# phoenix to Disneyland- drive time?



## wendy darling

how many hours does it take to drive?


----------



## Barbday62

We do it in 5 1/2 to 6 hours.  There is a one hour fall back in the winter time but when the time springs foward there is no change (We dont change in Phoenix)  I love it in the Winter time I can leave work at 2PM and be on main street for dinner about 7:30 (That includes checking into a hotel, in the summer the same thing is true except dinner is closer to 8:30 lol)  We make no stops in the trip other than an ocassional 10 minute stop at a rest stop.


----------



## wvnative

It kind of depends on where in Phoenix you are coming from and the time of day too though. If you are coming from the east valley, you can easily add another 30-60 minutes to the trip and more if you get stuck in rush hour traffic.
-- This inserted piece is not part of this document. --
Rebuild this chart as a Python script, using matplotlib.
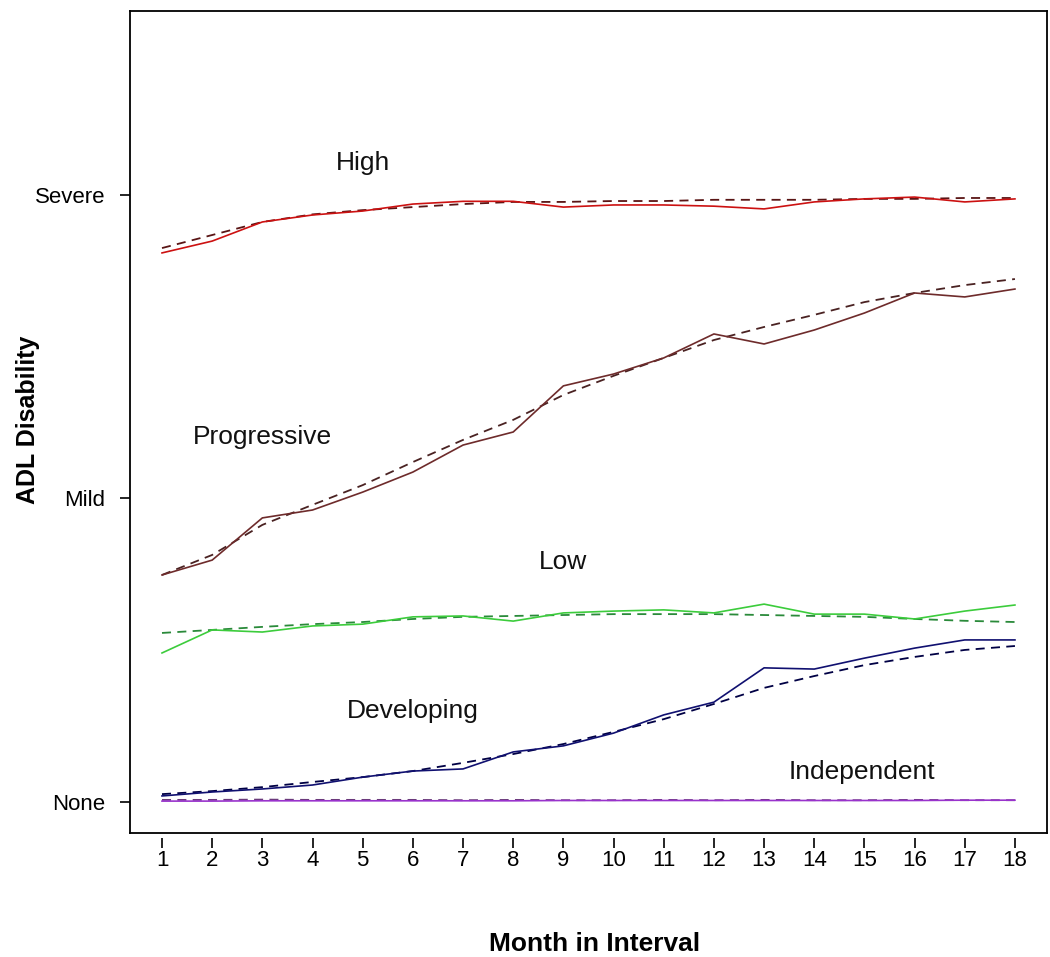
import matplotlib
matplotlib.use("Agg")
import matplotlib.pyplot as plt

plt.rcParams['font.family'] = ['Liberation Sans', 'DejaVu Sans']

months = list(range(1, 19))
level_ticks = [0, 1, 2]
level_labels = ["None", "Mild", "Severe"]

# observed (solid) and fitted (dashed) trajectories, 0=None 1=Mild 2=Severe
high_obs = [1.809, 1.848, 1.911, 1.934, 1.947, 1.970, 1.979, 1.979, 1.960,
            1.967, 1.967, 1.963, 1.954, 1.977, 1.987, 1.993, 1.977, 1.987]
high_fit = [1.825, 1.868, 1.911, 1.936, 1.950, 1.960, 1.970, 1.977, 1.977,
            1.980, 1.980, 1.984, 1.984, 1.984, 1.987, 1.987, 1.990, 1.990]

prog_obs = [0.748, 0.797, 0.936, 0.962, 1.021, 1.087, 1.176, 1.219, 1.371,
            1.410, 1.463, 1.542, 1.509, 1.555, 1.611, 1.677, 1.664, 1.690]
prog_fit = [0.748, 0.814, 0.913, 0.979, 1.044, 1.120, 1.193, 1.259, 1.341,
            1.404, 1.463, 1.522, 1.565, 1.605, 1.647, 1.677, 1.703, 1.723]

low_obs = [0.491, 0.567, 0.560, 0.580, 0.586, 0.610, 0.613, 0.596, 0.623,
           0.629, 0.633, 0.623, 0.652, 0.619, 0.619, 0.603, 0.629, 0.649]
low_fit = [0.557, 0.567, 0.577, 0.586, 0.593, 0.603, 0.610, 0.613, 0.616,
           0.619, 0.619, 0.619, 0.616, 0.613, 0.610, 0.603, 0.597, 0.593]

dev_obs = [0.020, 0.033, 0.043, 0.056, 0.082, 0.102, 0.109, 0.165, 0.185,
           0.227, 0.287, 0.329, 0.442, 0.438, 0.474, 0.507, 0.534, 0.534]
dev_fit = [0.026, 0.036, 0.049, 0.066, 0.082, 0.102, 0.129, 0.158, 0.191,
           0.231, 0.273, 0.323, 0.376, 0.415, 0.451, 0.478, 0.501, 0.514]

ind_obs = [0.003, 0.003, 0.004, 0.004, 0.004, 0.004, 0.004, 0.004, 0.005,
           0.005, 0.005, 0.005, 0.005, 0.005, 0.005, 0.005, 0.006, 0.006]
ind_fit = [0.007, 0.007, 0.008, 0.007, 0.007, 0.007, 0.006, 0.007, 0.006,
           0.006, 0.007, 0.006, 0.007, 0.006, 0.006, 0.007, 0.006, 0.006]

groups = [
    ("High", high_obs, high_fit, "#cc1111", "#5a1515", (5.0, 2.105)),
    ("Progressive", prog_obs, prog_fit, "#6e2b2b", "#4a2222", (3.0, 1.203)),
    ("Low", low_obs, low_fit, "#3ccc3c", "#2a8a3a", (9.0, 0.791)),
    ("Developing", dev_obs, dev_fit, "#101070", "#000044", (6.0, 0.300)),
    ("Independent", ind_obs, ind_fit, "#9933cc", "#6a3a7a", (14.95, 0.099)),
]

fig = plt.figure(figsize=(10.5, 9.57), dpi=100)
ax = fig.add_axes([0.1238, 0.1296, 0.8733, 0.8589])

for name, obs, fit, c_obs, c_fit, (tx, ty) in groups:
    ax.plot(months, fit, color=c_fit, linewidth=1.3, linestyle=(0, (5, 3.5)))
    ax.plot(months, obs, color=c_obs, linewidth=1.2)
    ax.text(tx, ty, name, ha='center', va='center', fontsize=19, color='#111111')

ax.set_xlim(0.362, 18.638)
ax.set_ylim(-0.102, 2.606)

for sp in ax.spines.values():
    sp.set_linewidth(1.3)

ax.set_yticks(level_ticks)
ax.set_yticklabels(level_labels)
ax.tick_params(axis='y', length=7, width=1.2, pad=11, labelsize=16)

ax.set_xticks([])
sec = ax.secondary_xaxis(-0.006)
sec.set_xticks(months)
sec.set_xticklabels([str(m) for m in months])
sec.spines['bottom'].set_visible(False)
sec.tick_params(axis='x', length=7.5, width=1.2, pad=1, labelsize=16)

fig.text(0.566, 0.0136, "Month in Interval", ha='center', va='center',
         fontsize=19, fontweight='bold')
fig.text(0.0267, 0.561, "ADL Disability", ha='center', va='center',
         rotation=90, fontsize=18, fontweight='bold')

fig.savefig("out.png", dpi=100)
We leave in a week. We are in the east valley and plan to leave at about 6 am to miss the traffic on both ends. Should only take us about 6 to 6.5 hours. I'm hoping to get there early enough to grab lunch before we head into the park.


----------



## OlivesMom

Anyone know the speed limits in CA? I have always had a hard time adjusting from Arizona's 75 limit downwards. We will be leaving from the East Valley but have no idea on the best route once you hit LA.


----------



## Barbday62

Its 70 most of the way in California on the 10.  Of course to my husband that means the speed limit is 80 in Arizona and 75 in California lol.

We generally leave my work on the 17 and I-10 at 2PM SO Im central Phx when we go.  The only traffic we get is just past the 101 in Avondale.  It lets up about Buckeye and then its pretty good travel until we get over to California which is hit or miss. 

We take the 10 to 60 to 91.  The 60 is a left hand exit Just past Beaumont, CA.  There is Construction starting about Riverside and the turn onto 91 has a little traffic, like dead stand still traffic at times.  I have done it at Noon, 6Pm and 10Pm and always traffic but we have never taken more than 15 minutes to make the turn onto 91.  Then we get in car pool lanes from there until the Fast track takes the car pool lanes over.   We had a map quest once that told us to get off on another freeway closer to Disneyland (I think the 59?) but we never did it that way.  It takes you off to Katella.  We instead stay on the 91 until we see Harbor Exit and get off there.  Its about 3miles from the freeway exit to Disneyland. (Turn left on Harbor if this is how you end up going)  We asked a gas station our first time and that is how he recomended us going so we just do that all the time now.


----------



## Monkey Monkey

People drive REALLY fast around the Palm Springs area, so if you are going 80, be prepared to be passed by a lot of people going 90!

If you need to make a pit stop halfway, I recommend Blythe.  There are gas stations and fast food restaurants, and it's about the only town with those things before you get closer to Palm Springs.  There is also a park there with a playground, so if you have kids that need to stretch their legs and burn off energy, it's a good place to stop (although it's one of the dirtiest parks I've ever been to, and I would never use the bathroom there!).


----------



## john_locksmith

even if you drive at 60 mph you will reach there within 6 hours


----------



## disneyfaninaz

We usually stop in Quartsite (AZ side of the border), after about 2 hours on the road.  We then stop about 2 hours later for lunch just past Palm Springs. There is a large exit with an In & Out and McDonald's.  In another 2 hours we are searching for the Matterhorn.  We also take the 10 - 60 - 91 route.  Been doing the same route for 40 years!  Love the new freeway exchange from the 60 to 91!


----------